* PROBLEM REQUIREMENTS
Determine the number of lines holding the word "this"; answer with that number only.

--- start of INPUT DATA ---

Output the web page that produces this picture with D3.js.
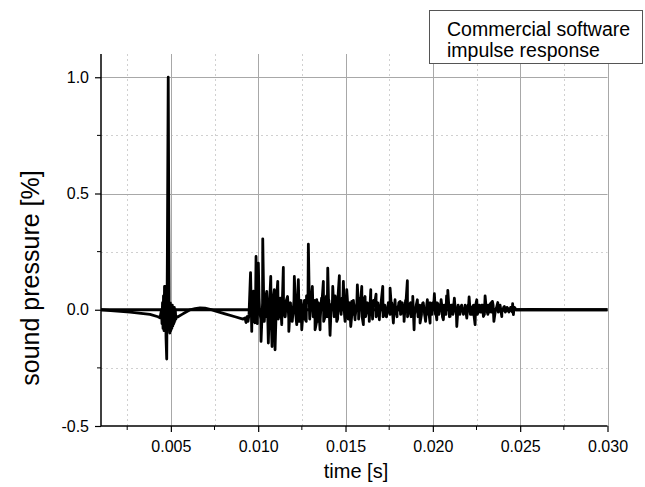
<!DOCTYPE html>
<html><head><meta charset="utf-8">
<script src="https://cdn.jsdelivr.net/npm/d3@7"></script>
<style>body{margin:0;background:#fff}svg text{font-family:"Liberation Sans",Arial,sans-serif;fill:#000}</style>
</head><body><svg id="c" width="645" height="487"></svg>
<script>
// main trace: time in milliseconds, sound pressure (fraction of peak)
const timeMs = [
1.000,2.661,3.806,4.264,4.379,4.465,4.493,4.522,4.551,4.579,4.608,4.637,4.665,4.694,4.723,4.763,4.797,4.849,4.906,4.940,
4.969,4.997,5.026,5.055,5.083,5.112,5.141,5.169,5.198,5.227,5.255,5.284,5.324,5.410,5.639,5.868,6.097,6.383,6.670,6.956,
7.242,7.529,8.101,8.674,9.132,9.247,9.304,9.361,9.419,9.476,
9.562,9.631,9.734,9.820,9.877,9.934,10.009,10.077,10.163,10.261,10.335,10.404,10.440,10.490,10.581,10.650,10.719,10.793,10.850,10.925,
10.965,11.051,11.120,11.194,11.263,11.349,11.440,11.526,11.612,11.681,11.755,11.853,11.939,12.070,12.139,12.208,12.299,12.397,12.494,12.586,
12.683,12.769,12.872,12.941,13.027,13.101,13.170,13.256,13.353,13.439,13.542,13.628,13.731,13.828,13.914,13.983,14.046,14.115,14.183,14.269,
14.344,14.401,14.498,14.573,14.648,14.745,14.802,14.877,14.928,14.974,15.071,15.146,15.231,15.300,15.358,15.432,15.547,15.678,15.747,15.833,
15.930,16.022,16.119,16.205,16.291,16.360,16.446,16.520,16.606,16.749,16.835,16.938,17.036,17.133,17.207,17.322,17.436,17.551,17.637,17.740,
17.837,17.952,18.038,18.124,18.238,18.353,18.439,18.542,18.639,18.725,18.851,18.926,19.011,19.114,19.183,19.269,19.355,19.424,19.527,19.584,
19.687,19.756,19.842,19.928,20.002,20.088,20.157,20.226,20.329,20.472,20.541,20.603,20.701,20.787,20.855,20.930,20.987,21.102,21.233,21.302,
21.371,21.474,21.617,21.732,21.846,21.943,22.018,22.075,22.161,22.247,22.333,22.419,22.516,22.619,22.705,22.791,22.894,22.992,23.077,23.163,
23.249,23.335,23.410,23.496,23.593,23.719,23.822,23.948,24.023,24.097,24.194,24.309,24.423,24.567,24.612,24.681,24.767,25.569,27.287,30.000
];
const pressure = [
0,-0.01,-0.02,-0.03,-0.035,0,-0.06,0.03,-0.08,0.06,-0.09,0.1,-0.08,0.1,-0.12,-0.212,0.2,1.0,-0.05,-0.1,
0.03,-0.09,0.02,-0.08,0.02,-0.07,0.01,-0.06,0.01,-0.05,0,-0.04,-0.03,-0.03,-0.02,-0.01,0,0.005,0.008,0.007,
0.002,-0.005,-0.018,-0.03,-0.04,-0.035,-0.055,-0.03,-0.05,-0.02,
0.16,-0.093,0.08,-0.056,0.229,-0.04,0.2,0,-0.136,0.305,-0.05,0.02,-0.03,0.079,-0.143,0.04,0.143,-0.158,0.02,0.086,
-0.172,0.05,0.122,-0.02,0.05,-0.064,0.182,-0.03,0.04,0.057,-0.093,0.02,-0.05,0.143,0,-0.064,0.129,0,-0.086,0.009,
-0.04,0.06,0.282,-0.02,0.05,0.1,-0.03,-0.086,0.043,-0.05,-0.086,0.05,0.122,-0.03,0.06,0.179,-0.02,-0.11,0.02,0.1,
-0.02,0.06,-0.05,0.06,0.147,-0.02,0.05,0.122,0,-0.05,0.086,0,0.03,-0.072,0.036,-0.02,-0.043,0.107,0,0.05,
0.1,-0.064,0.057,-0.01,0.02,-0.05,0.086,0,0.04,0.067,-0.01,-0.043,0.03,0.1,0,-0.029,0.02,0.093,0,-0.057,
0.043,-0.01,0.02,0.036,-0.01,-0.05,0.04,0.125,0,0.03,0.057,-0.086,0,0.043,-0.02,-0.057,0.01,0.029,-0.02,-0.05,
0.043,0,-0.057,0.02,0.03,0.069,0,-0.043,0.02,0.043,0,-0.043,0.02,0.06,0.083,0,-0.029,0.02,0.05,0,
-0.072,0,0.014,-0.01,0.01,-0.036,0.02,0.055,0,-0.02,0.02,-0.064,0.043,0,-0.01,0.02,-0.029,0.06,0,0.02,
-0.01,0.03,0.036,-0.05,0,0.031,0,-0.029,0,0.014,-0.005,0.005,0,0.026,-0.021,0.01,0,0.001,0,0
];
// fine ripple (samples every 0.1 ms from 9.65 ms)
const rippleStartMs = 9.65, rippleStepMs = 0.1;
const rippleValues = [
0.04,-0.05,0.03,-0.06,0.05,-0.04,0.03,-0.05,0.06,-0.04,0.02,-0.05,0.04,-0.03,0.05,
-0.04,0.03,-0.05,0.04,-0.03,0.05,-0.04,0.03,-0.05,0.04,-0.02,0.03,-0.05,0.04,-0.03,
0.04,-0.05,0.03,-0.04,0.05,-0.03,0.04,-0.05,0.03,-0.04,0.03,-0.05,0.04,-0.03,0.04,
-0.04,0.03,-0.03,0.04,-0.04,0.03,-0.02,0.04,-0.03,0.03,-0.04,0.02,-0.03,0.04,-0.03,
0.03,-0.04,0.02,-0.03,0.04,-0.03,0.03,-0.02,0.03,-0.04,0.02,-0.03,0.03,-0.02,0.04,
-0.03,0.02,-0.03,0.03,-0.02,0.03,-0.04,0.02,-0.03,0.03,-0.02,0.03,-0.03,0.02,-0.03,
0.02,-0.03,0.03,-0.02,0.02,-0.03,0.02,-0.02,0.03,-0.03,0.02,-0.02,0.03,-0.02,0.02,
-0.02,0.03,-0.02,0.02,-0.03,0.02,-0.02,0.02,-0.03,0.02,-0.02,0.03,-0.02,0.02,-0.02,
0.02,-0.02,0.02,-0.03,0.02,-0.02,0.01,-0.02,0.02,-0.02,0.02,-0.01,0.02,-0.02,0.01,
-0.02,0.02,-0.01,0.02,-0.02,0.01,-0.01,0.02,-0.01,0.01,-0.01,0.01,-0.01,0.01,-0.01,
0.01
];
// zero reference trace
const baselineTimeMs = [1.0, 30.0];
const baselineValues = [0, 0];

const xDomain = [0.001, 0.030];
const yDomain = [-0.5, 1.1];
const xMajorTicks = [0.005, 0.010, 0.015, 0.020, 0.025, 0.030];
const xMinorTicks = [0.0025, 0.0075, 0.0125, 0.0175, 0.0225, 0.0275];
const yMajorTicks = [-0.5, 0.0, 0.5, 1.0];
const yMinorTicks = [-0.25, 0.25, 0.75];
const legendLines = ["Commercial software", "impulse response"];
const xTitle = "time [s]";
const yTitle = "sound pressure  [%]";

const svg = d3.select("#c");
const L = 101, R = 607.5, T = 54, B = 426;
const x = d3.scaleLinear().domain(xDomain).range([L, R]);
const y = d3.scaleLinear().domain(yDomain).range([B, T]);

// grid
const g = svg.append("g");
g.selectAll(".gxm").data(xMinorTicks).join("line")
  .attr("x1", d => Math.round(x(d)) + 0.5).attr("x2", d => Math.round(x(d)) + 0.5)
  .attr("y1", T).attr("y2", B).attr("stroke", "#d0d0d0").attr("stroke-dasharray", "2,3");
g.selectAll(".gym").data(yMinorTicks).join("line")
  .attr("y1", d => Math.round(y(d)) + 0.5).attr("y2", d => Math.round(y(d)) + 0.5)
  .attr("x1", L).attr("x2", R).attr("stroke", "#d0d0d0").attr("stroke-dasharray", "2,3");
g.selectAll(".gx").data(xMajorTicks).join("line")
  .attr("x1", d => Math.round(x(d)) + 0.5).attr("x2", d => Math.round(x(d)) + 0.5)
  .attr("y1", T).attr("y2", B).attr("stroke", "#a8a8a8");
g.selectAll(".gy").data(yMajorTicks.filter(d => d > -0.5)).join("line")
  .attr("y1", d => Math.round(y(d)) + 0.5).attr("y2", d => Math.round(y(d)) + 0.5)
  .attr("x1", L).attr("x2", R).attr("stroke", "#a8a8a8");

// data
const mainPts = timeMs.map((t, i) => [t, pressure[i]]);
const ripplePts = rippleValues.map((v, i) => [rippleStartMs + i * rippleStepMs, v]);
const allPts = d3.sort(mainPts.concat(ripplePts), d => d[0]);
const line = d3.line().x(d => x(d[0] / 1000)).y(d => y(d[1]));
svg.append("path").datum(baselineTimeMs.map((t, i) => [t, baselineValues[i]]))
  .attr("d", line).attr("fill", "none").attr("stroke", "#000").attr("stroke-width", 2.8);
svg.append("path").datum(allPts)
  .attr("d", line).attr("fill", "none").attr("stroke", "#000").attr("stroke-width", 2.8)
  .attr("stroke-linejoin", "round");

// axes
const xAxis = svg.append("g").attr("transform", `translate(0,${B})`)
  .call(d3.axisBottom(x).tickValues(xMajorTicks).tickFormat(d => d.toFixed(3)).tickSize(6).tickPadding(9));
xAxis.append("g").selectAll("line").data(xMinorTicks).join("line")
  .attr("x1", d => x(d)).attr("x2", d => x(d)).attr("y1", 0).attr("y2", 4).attr("stroke", "#000");
const yAxis = svg.append("g").attr("transform", `translate(${L},0)`)
  .call(d3.axisLeft(y).tickValues(yMajorTicks).tickFormat(d => d.toFixed(1)).tickSize(6).tickPadding(6));
yAxis.append("g").selectAll("line").data(yMinorTicks).join("line")
  .attr("x1", 0).attr("x2", -4).attr("y1", d => y(d)).attr("y2", d => y(d)).attr("stroke", "#000");
[xAxis, yAxis].forEach(a => {
  a.select(".domain").attr("stroke-width", 1.5);
  a.selectAll("text").style("font-size", "16px").attr("font-family", null);
  a.selectAll(".tick line").attr("stroke-width", 1.2);
});
xAxis.select(".domain").attr("d", `M${L},0H${R}`);
yAxis.select(".domain").attr("d", `M0,${T}V${B}`);

// titles
svg.append("text").attr("x", 356).attr("y", 478).attr("text-anchor", "middle")
  .style("font-size", "20px").text(xTitle);
svg.append("text").attr("transform", `translate(39,278) rotate(-90)`)
  .attr("text-anchor", "middle").style("font-size", "25px").text(yTitle);

// legend
const lg = svg.append("g");
lg.append("rect").attr("x", 429.5).attr("y", 10.5).attr("width", 213).attr("height", 53)
  .attr("fill", "#fff").attr("stroke", "#555");
lg.selectAll("text").data(legendLines).join("text")
  .attr("x", 447).attr("y", (d, i) => 36 + i * 21).style("font-size", "19.5px").text(d => d);
</script></body></html>
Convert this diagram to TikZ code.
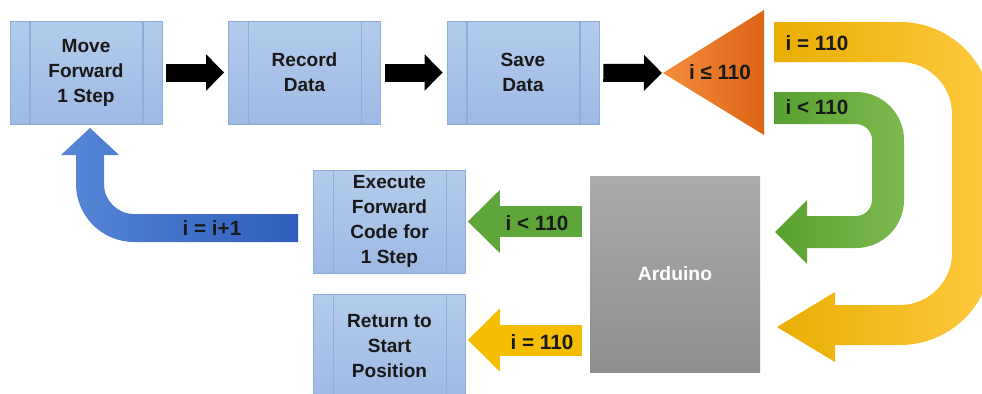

--- end of INPUT DATA ---

* ANSWER BELOW
2